Stated goal | Skip all pictures. Write out the data below from its first line through the line that contains "of 8.5 years</text>".

Information provided |
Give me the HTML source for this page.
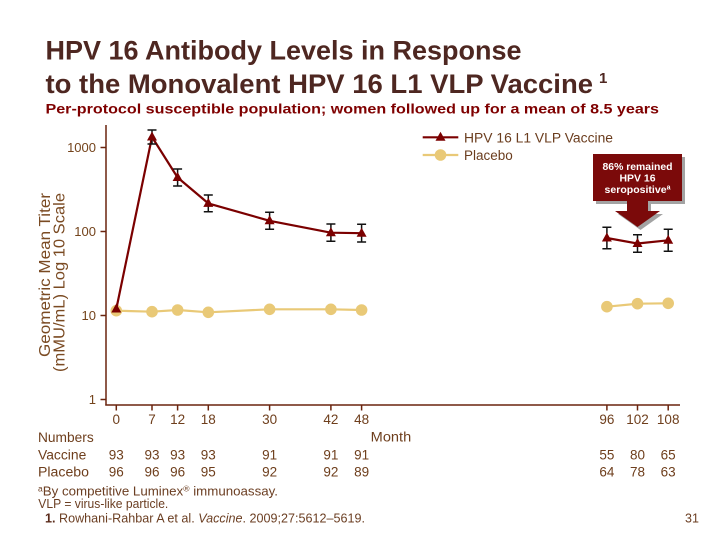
<!DOCTYPE html>
<html>
<head>
<meta charset="utf-8">
<style>
html,body{margin:0;padding:0;background:#fff;}
svg{display:block;}
text{font-family:"Liberation Sans", sans-serif;}
</style>
</head>
<body>
<svg width="714" height="535" viewBox="0 0 714 535" xmlns="http://www.w3.org/2000/svg">
<rect width="714" height="535" fill="#fff"/>

<!-- Title -->
<text x="45.5" y="59.5" font-size="27" font-weight="bold" fill="#4e2721" textLength="476" lengthAdjust="spacingAndGlyphs">HPV 16 Antibody Levels in Response</text>
<text x="45.5" y="93" font-size="27" font-weight="bold" fill="#4e2721" textLength="547.5" lengthAdjust="spacingAndGlyphs">to the Monovalent HPV 16 L1 VLP Vaccine</text>
<text x="599" y="83" font-size="15" font-weight="bold" fill="#4e2721">1</text>
<text x="45.5" y="113.5" font-size="13.5" font-weight="bold" fill="#7f0000" textLength="613.5" lengthAdjust="spacingAndGlyphs">Per-protocol susceptible population; women followed up for a mean of 8.5 years</text>

<!-- Y axis title -->
<text transform="translate(50,357) rotate(-90)" font-size="16" fill="#7a4a22" textLength="164" lengthAdjust="spacingAndGlyphs">Geometric Mean Titer</text>
<text transform="translate(64.5,372) rotate(-90)" font-size="16" fill="#7a4a22" textLength="179" lengthAdjust="spacingAndGlyphs">(mMU/mL)  Log 10 Scale</text>

<!-- Axes -->
<g stroke="#6a240e" stroke-width="1.5" fill="none">
  <line x1="106" y1="125" x2="106" y2="405.5"/>
  <line x1="105.3" y1="405" x2="680" y2="405"/>
  <line x1="100.5" y1="147.5" x2="106" y2="147.5"/>
  <line x1="100.5" y1="231.5" x2="106" y2="231.5"/>
  <line x1="100.5" y1="315.5" x2="106" y2="315.5"/>
  <line x1="100.5" y1="399.5" x2="106" y2="399.5"/>
  <line x1="116.3" y1="405" x2="116.3" y2="410.5"/>
  <line x1="152" y1="405" x2="152" y2="410.5"/>
  <line x1="177.6" y1="405" x2="177.6" y2="410.5"/>
  <line x1="208.3" y1="405" x2="208.3" y2="410.5"/>
  <line x1="269.6" y1="405" x2="269.6" y2="410.5"/>
  <line x1="330.9" y1="405" x2="330.9" y2="410.5"/>
  <line x1="361.6" y1="405" x2="361.6" y2="410.5"/>
  <line x1="606.9" y1="405" x2="606.9" y2="410.5"/>
  <line x1="637.5" y1="405" x2="637.5" y2="410.5"/>
  <line x1="668.2" y1="405" x2="668.2" y2="410.5"/>
</g>

<!-- Y tick labels -->
<g font-size="13" fill="#74441c" text-anchor="end">
  <text x="96" y="152">1000</text>
  <text x="96" y="236">100</text>
  <text x="96" y="320">10</text>
  <text x="96" y="404">1</text>
</g>

<!-- X tick labels -->
<g font-size="13.5" fill="#6e3e1c" text-anchor="middle">
  <text x="116.3" y="424">0</text>
  <text x="152" y="424">7</text>
  <text x="177.6" y="424">12</text>
  <text x="208.3" y="424">18</text>
  <text x="269.6" y="424">30</text>
  <text x="330.9" y="424">42</text>
  <text x="361.6" y="424">48</text>
  <text x="606.9" y="424">96</text>
  <text x="637.5" y="424">102</text>
  <text x="668.2" y="424">108</text>
</g>

<!-- Placebo series -->
<g stroke="#e9c977" stroke-width="2.2" fill="none">
  <polyline points="116.3,310.7 152,311.7 177.6,310 208.3,312.3 269.6,309.3 330.9,309.3 361.6,310"/>
  <polyline points="606.9,306.7 637.5,303.7 668.2,303.3"/>
</g>
<g fill="#e9c977">
  <circle cx="116.3" cy="310.7" r="5.8"/>
  <circle cx="152" cy="311.7" r="5.8"/>
  <circle cx="177.6" cy="310" r="5.8"/>
  <circle cx="208.3" cy="312.3" r="5.8"/>
  <circle cx="269.6" cy="309.3" r="5.8"/>
  <circle cx="330.9" cy="309.3" r="5.8"/>
  <circle cx="361.6" cy="310" r="5.8"/>
  <circle cx="606.9" cy="306.7" r="5.8"/>
  <circle cx="637.5" cy="303.7" r="5.8"/>
  <circle cx="668.2" cy="303.3" r="5.8"/>
</g>

<!-- Vaccine series -->
<g stroke="#7b0000" stroke-width="2.2" fill="none" stroke-linejoin="round">
  <polyline points="116.3,309 152,137 177.6,177.5 208.3,203.4 269.6,220.8 330.9,232.7 361.6,233.2"/>
  <polyline points="606.9,238 637.5,243.5 668.2,240.3"/>
</g>
<g stroke="#111" stroke-width="1.5" fill="none">
  <path d="M152,130V144M147.5,130H156.5M147.5,144H156.5"/>
  <path d="M177.6,169V186M173.1,169H182.1M173.1,186H182.1"/>
  <path d="M208.3,195V211.7M203.8,195H212.8M203.8,211.7H212.8"/>
  <path d="M269.6,212.3V229.3M265.1,212.3H274.1M265.1,229.3H274.1"/>
  <path d="M330.9,224V241.3M326.4,224H335.4M326.4,241.3H335.4"/>
  <path d="M361.6,224.3V242M357.1,224.3H366.1M357.1,242H366.1"/>
  <path d="M606.9,227.3V248.7M602.4,227.3H611.4M602.4,248.7H611.4"/>
  <path d="M637.5,234.7V252.3M633,234.7H642M633,252.3H642"/>
  <path d="M668.2,229.3V251.3M663.7,229.3H672.7M663.7,251.3H672.7"/>
</g>
<g fill="#7b0000">
  <polygon points="116.3,303.5 121.3,312.5 111.3,312.5"/>
  <polygon points="152,131.5 157,140.5 147,140.5"/>
  <polygon points="177.6,172 182.6,181 172.6,181"/>
  <polygon points="208.3,197.9 213.3,206.9 203.3,206.9"/>
  <polygon points="269.6,215.3 274.6,224.3 264.6,224.3"/>
  <polygon points="330.9,227.2 335.9,236.2 325.9,236.2"/>
  <polygon points="361.6,227.7 366.6,236.7 356.6,236.7"/>
  <polygon points="606.9,232.5 611.9,241.5 601.9,241.5"/>
  <polygon points="637.5,238 642.5,247 632.5,247"/>
  <polygon points="668.2,234.8 673.2,243.8 663.2,243.8"/>
</g>

<!-- Legend -->
<line x1="422.7" y1="137.3" x2="458.3" y2="137.3" stroke="#7b0000" stroke-width="2.2"/>
<polygon points="440.5,131.8 445.5,140.8 435.5,140.8" fill="#7b0000"/>
<text x="464" y="142.5" font-size="13.5" fill="#6b3d1e" textLength="149" lengthAdjust="spacingAndGlyphs">HPV 16 L1 VLP Vaccine</text>
<line x1="422.7" y1="155" x2="458.3" y2="155" stroke="#e9c977" stroke-width="2.2"/>
<circle cx="440.5" cy="155" r="5.8" fill="#e9c977"/>
<text x="464" y="160.2" font-size="13.5" fill="#6b3d1e">Placebo</text>

<!-- Callout -->
<polygon points="596,157 685,157 685,204 651,204 651,214 663,214 640.5,230 618,214 630,214 630,204 596,204" fill="#a3a3a3"/>
<polygon points="593,154 682,154 682,201 648,201 648,211 660,211 637.5,227 615,211 627,211 627,201 593,201" fill="#7b0a0a"/>
<g font-size="10.5" font-weight="bold" fill="#fff" text-anchor="middle">
  <text x="637.5" y="170" textLength="70" lengthAdjust="spacingAndGlyphs">86% remained</text>
  <text x="637.5" y="181.5" textLength="36" lengthAdjust="spacingAndGlyphs">HPV 16</text>
  <text x="637.5" y="193" textLength="66" lengthAdjust="spacingAndGlyphs">seropositive<tspan font-size="7" dy="-3.5">a</tspan></text>
</g>

<!-- Numbers table -->
<g font-size="13.5" fill="#6e3e1c">
  <text x="38" y="442" textLength="55.7" lengthAdjust="spacingAndGlyphs">Numbers</text>
  <text x="370.7" y="441.7" textLength="40.5" lengthAdjust="spacingAndGlyphs">Month</text>
  <text x="38" y="459.5" textLength="48.3" lengthAdjust="spacingAndGlyphs">Vaccine</text>
  <text x="38" y="476.7" textLength="51" lengthAdjust="spacingAndGlyphs">Placebo</text>
</g>
<g font-size="13.5" fill="#6e3e1c" text-anchor="middle">
  <text x="116.3" y="459.5">93</text>
  <text x="152" y="459.5">93</text>
  <text x="177.6" y="459.5">93</text>
  <text x="208.3" y="459.5">93</text>
  <text x="269.6" y="459.5">91</text>
  <text x="330.9" y="459.5">91</text>
  <text x="361.6" y="459.5">91</text>
  <text x="606.9" y="459.5">55</text>
  <text x="637.5" y="459.5">80</text>
  <text x="668.2" y="459.5">65</text>
  <text x="116.3" y="476.7">96</text>
  <text x="152" y="476.7">96</text>
  <text x="177.6" y="476.7">96</text>
  <text x="208.3" y="476.7">95</text>
  <text x="269.6" y="476.7">92</text>
  <text x="330.9" y="476.7">92</text>
  <text x="361.6" y="476.7">89</text>
  <text x="606.9" y="476.7">64</text>
  <text x="637.5" y="476.7">78</text>
  <text x="668.2" y="476.7">63</text>
</g>

<!-- Footnotes -->
<g font-size="12.5" fill="#6b3e22">
  <text x="38" y="495.5" textLength="240" lengthAdjust="spacingAndGlyphs"><tspan font-size="8" dy="-4">a</tspan><tspan dy="4">By competitive Luminex</tspan><tspan font-size="8" dy="-4">®</tspan><tspan dy="4"> immunoassay.</tspan></text>
  <text x="38.3" y="508" textLength="130" lengthAdjust="spacingAndGlyphs">VLP = virus-like particle.</text>
  <text x="45" y="522.3" textLength="320" lengthAdjust="spacingAndGlyphs"><tspan font-weight="bold" fill="#5a2a1a">1.</tspan> Rowhani-Rahbar A et al. <tspan font-style="italic">Vaccine</tspan>. 2009;27:5612–5619.</text>
  <text x="685" y="522.3">31</text>
</g>
</svg>
</body>
</html>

Exercise solution |
Give me the HTML source for this page.
<!DOCTYPE html>
<html>
<head>
<meta charset="utf-8">
<style>
html,body{margin:0;padding:0;background:#fff;}
svg{display:block;}
text{font-family:"Liberation Sans", sans-serif;}
</style>
</head>
<body>
<svg width="714" height="535" viewBox="0 0 714 535" xmlns="http://www.w3.org/2000/svg">
<rect width="714" height="535" fill="#fff"/>

<!-- Title -->
<text x="45.5" y="59.5" font-size="27" font-weight="bold" fill="#4e2721" textLength="476" lengthAdjust="spacingAndGlyphs">HPV 16 Antibody Levels in Response</text>
<text x="45.5" y="93" font-size="27" font-weight="bold" fill="#4e2721" textLength="547.5" lengthAdjust="spacingAndGlyphs">to the Monovalent HPV 16 L1 VLP Vaccine</text>
<text x="599" y="83" font-size="15" font-weight="bold" fill="#4e2721">1</text>
<text x="45.5" y="113.5" font-size="13.5" font-weight="bold" fill="#7f0000" textLength="613.5" lengthAdjust="spacingAndGlyphs">Per-protocol susceptible population; women followed up for a mean of 8.5 years</text>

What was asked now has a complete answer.